As institutions navigate enrollment pressures and shifting student expectations, online success will depend on clear strategy, cross-campus collaboration and a sustained commitment to quality.”
—2025 CHLOE 10 report
Similarly, the second annual “Benchmarking Online Enterprises: Insights Into Structures, Strategies and Financial Models in Higher Education” (BOnES) report from the online and professional education association UPCEA—also released Tuesday, coincidentally—says that for online leaders, “the question is no longer whether to invest in online learning, but how to do so in ways that are sustainable, equitable and aligned to institutional goals.”
This second report, gentler than CHLOE 10 in its critique of the online landscape, notes that investments in online enterprises are expanding capacity and driving revenue growth, with median budgets and revenues increasing “markedly” between 2024 and 2025. Every budget dollar generated nearly $5 in gross revenue, on average. Still, reported gains in efficiency and levels of investment varied across the 121-respondent initial sample. (This survey was fielded in April and May.)

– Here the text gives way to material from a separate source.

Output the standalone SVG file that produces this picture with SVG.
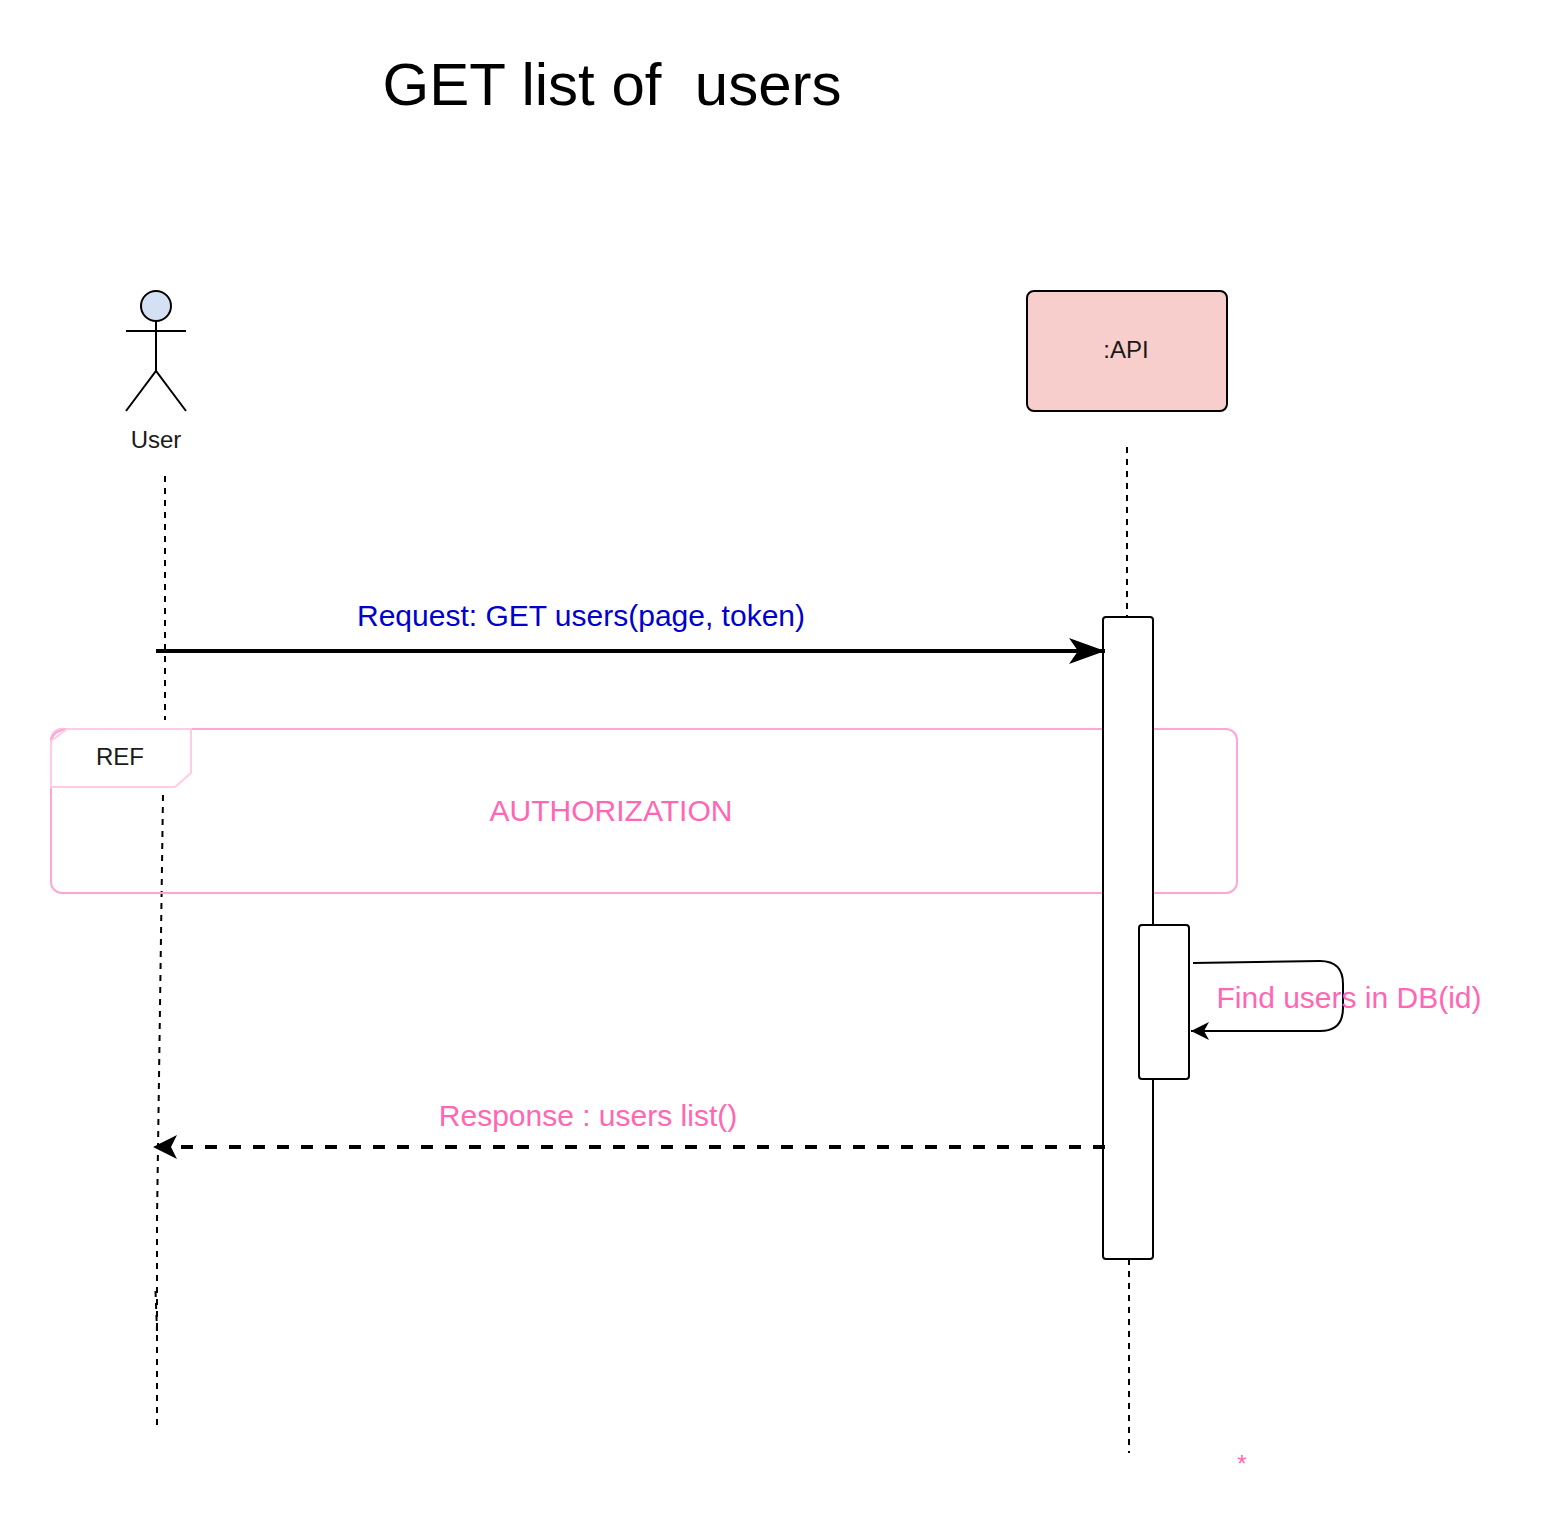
<svg xmlns="http://www.w3.org/2000/svg" width="1544" height="1536" viewBox="0 0 1544 1536">
<style>
text{font-family:"Liberation Sans",Arial,sans-serif;text-anchor:middle}
.life{fill:none;stroke:#000;stroke-width:2;stroke-dasharray:6 6}
.pink{fill:#ff66b3}
.box{fill:#fff;stroke:#000;stroke-width:2}
</style>
<defs>
<marker id="big" markerUnits="userSpaceOnUse" markerWidth="40" markerHeight="30" refX="37" refY="14" orient="auto"><path d="M1 1L37 14L1 27L10 14Z" fill="#000"/></marker>
<marker id="back" markerUnits="userSpaceOnUse" markerWidth="30" markerHeight="30" refX="25" refY="13" orient="auto"><path d="M1 1L25 13L1 25L7 13Z" fill="#000"/></marker>
<marker id="small" markerUnits="userSpaceOnUse" markerWidth="20" markerHeight="20" refX="18" refY="9" orient="auto"><path d="M0 0L18 9L0 18L5 9Z" fill="#000"/></marker>
</defs>
<rect width="1544" height="1536" fill="#fff"/>
<text id="title" x="612" y="105" font-size="60" xml:space="preserve" style="white-space:pre">GET list of  users</text>
<g id="lifelines">
<path class="life" d="M165 476V720"/>
<path class="life" d="M163 794L157 1220V1427" stroke-dashoffset="-1"/>
<path class="life" d="M155.500 1291L157 1331"/>
<path class="life" d="M1127 447V617"/>
<path class="life" d="M1129 1259V1453"/>
</g>
<g id="user">
<circle cx="156" cy="306" r="15" fill="#d4e1f5" stroke="#000" stroke-width="2"/>
<path d="M156 321V371M126 331H186M126 411L156 371L186 411" fill="none" stroke="#000" stroke-width="2"/>
<text x="156" y="448" font-size="24" fill="#1a1a1a">User</text>
</g>
<g id="api">
<rect x="1027" y="291" width="200" height="120" rx="7" fill="#f8cecc" stroke="#000" stroke-width="2"/>
<text x="1126" y="358" font-size="24" fill="#1a1a1a">:API</text>
</g>
<g id="ref">
<rect x="51" y="729" width="1186" height="164" rx="11" fill="none" stroke="#ffa6d5" stroke-width="2"/>
<path d="M62 729H191V773L175 787H51V740Q52 731 62 729Z" fill="#fff" stroke="#ffcce6" stroke-width="2"/>
<path d="M51 741Q53 731 66 729" fill="none" stroke="#ffa6d5" stroke-width="2"/>
<path d="M51 741L67 729" fill="none" stroke="#ffcce6" stroke-width="2"/>
<text x="120" y="765" font-size="24" fill="#1a1a1a">REF</text>
<text class="pink" x="611" y="821" font-size="30">AUTHORIZATION</text>
</g>
<g id="activation">
<rect class="box" x="1103" y="617" width="50" height="642" rx="3"/>
</g>
<g id="activation-inner">
<rect class="box" x="1139" y="925" width="50" height="154" rx="3"/>
</g>
<g id="connectors">
<path d="M156 651H1105" fill="none" stroke="#000" stroke-width="4" marker-end="url(#big)"/>
<path d="M1105 1147H153" fill="none" stroke="#000" stroke-width="4" stroke-dasharray="12 12" marker-end="url(#back)"/>
<path d="M1193 963L1320 961Q1343 961 1343 984V1008Q1343 1031 1320 1031H1191" fill="none" stroke="#000" stroke-width="2" marker-end="url(#small)"/>
</g>
<text x="581" y="626" font-size="30" fill="#0000cc">Request: GET users(page, token)</text>
<text class="pink" x="588" y="1126" font-size="30">Response : users list()</text>
<text class="pink" x="1349" y="1008" font-size="30">Find users in DB(id)</text>
<text class="pink" x="1242" y="1472" font-size="24">*</text>
</svg>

The UPCEA survey also found that AI integration reflects “both experimentation and uneven maturity.” Nearly half of online enterprises (47 percent) reported a collaborative approach to AI decision-making, while others “are either highly autonomous or lack formal processes altogether.”
The UPCEA report makes five key recommendations: question and improve financial models; benchmark for efficiency, not just scale; develop a clear AI strategy; align staffing with strategy; and invest in “organizational clarity.”
Richard Garrett, Eduventures’ chief research officer, who’s predicted the online learning tipping point for 2025, underscored Tuesday that a majority of undergraduates now take at least one online class. In this light, he said, the CHLOE 10 report confirms that colleges and universities of “all types continue to see online as a growth engine.” So the “real” questions going forward are how much more growth the market can accommodate, given population trends and the rise of alternative providers, and “how the online student experience might evolve to increase consumer demand and boost learning gains,” along with student return on investment.
Bruce Etter, senior director of research and consulting at UPCEA, also said Tuesday that scaling online learning for quality means “building capacity before you grow” and “setting clear design standards—removing that layer of ambiguity.” That’s even as his report indicates that most online enterprises are still academically decentralized.
Online program alignment with student services is critical for online learners, he added—as is investing in faculty success in online teaching.
Last but not least on scaling for quality? “Using AI to enhance and not replace the human touch,” Etter said.
Education-technology analyst Glenda Morgan, who was not involved in either report, praised both for adding needed data to the online learning conversation.
“There is an interesting contrast for me in terms of the picture both reports paint of the relative acceptance of online learning (at least for degrees) and the relative immaturity of the online learning space in terms of organization, etc.,” she said via email. “We are all still figuring it out.”